Mientras PP y PSOE sigan ‘erre que erre’, sin querer reconocer y resolver el problema de las autonomías, poca categoría política se les puede conceder a uno y otro, si bien las demás partidos también lo soslayan. Todos ellos eludieron el tema, desde luego capital para España, durante las pasadas elecciones autonómicas: una desidia que sorprende más en los partidos emergentes, Ciudadanos y Podemos, por cuanto han nacido proclamando un reformismo político a ultranza, todavía inédito.

Por ello, desde los medios de comunicación social se debe insistir en la necesidad de afrontar las reformas institucionales que permitan reconducir los excesos del Estado de las Autonomías. Pero no para caminar hacia el Estado Federal o en términos de ‘asimetría’ territorial, lo que más pronto que tarde aumentaría la disolución y el despilfarro nacional, sino hacia un Estado social-solidario, con toda la descentralización funcional necesaria pero eliminando las reiteraciones competenciales y aplicando los actuales avances tecnológicos -inexistentes en el origen del modelo autonómico- en todos los sentidos y ámbitos administrativos.

Un Estado encajado sin fisuras, fraudes ni manipulaciones interpretativas, en el impecable Preámbulo de la vigente Carta Magna, y llevado a su mejor expresión en el artículo 1.1 del Título Preliminar: “España se constituye en un Estado social y democrático de Derecho, que propugna como valores superiores de su ordenamiento jurídico la libertad, la justicia, la igualdad y el pluralismo político”.

Ni más ni menos.
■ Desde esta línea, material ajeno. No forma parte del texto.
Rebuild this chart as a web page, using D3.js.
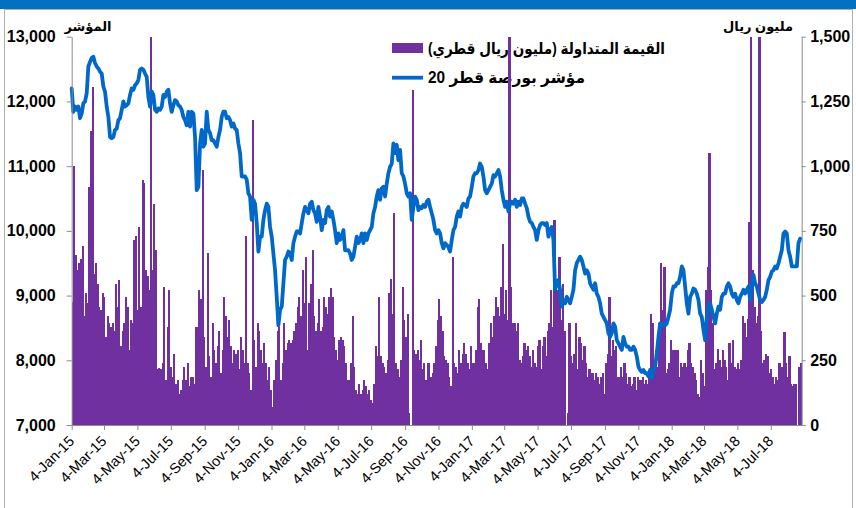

Y reconduciendo todas las derivas indeseables que se han ido incorporando en el desarrollo normativo del texto constitucional en razón de las exclusivas ambiciones partidistas, realimentadas sobre todo por el PP y el PSOE en una constante deslealtad hacia el interés supremo de España, que sólo contienen bajo el agobio del batacazo electoral.

Sin querer imponer nada a nadie, y respetando las aspiraciones políticas de todos los ciudadanos, sí que es conveniente, pues, insistir en la necesidad de revisar la organización y funcionamiento del Estado de las Autonomías, de acuerdo con su estricto sentido constitucional, incluso para evitar su última descomposición. Un proceso tan obvio que sólo los políticos déspotas y marrulleros -o simplemente torpes- pueden ignorar.

Aunque, parafraseando a Ramón y Cajal, reconozcamos que la realidad del modelo autonómico es, como la verdad misma, un ácido corrosivo que casi siempre salpica a quienes lo manejan. Quizás por su gran semejanza con el poder oligárquico y caciquil de nuestros peores tiempos pasados.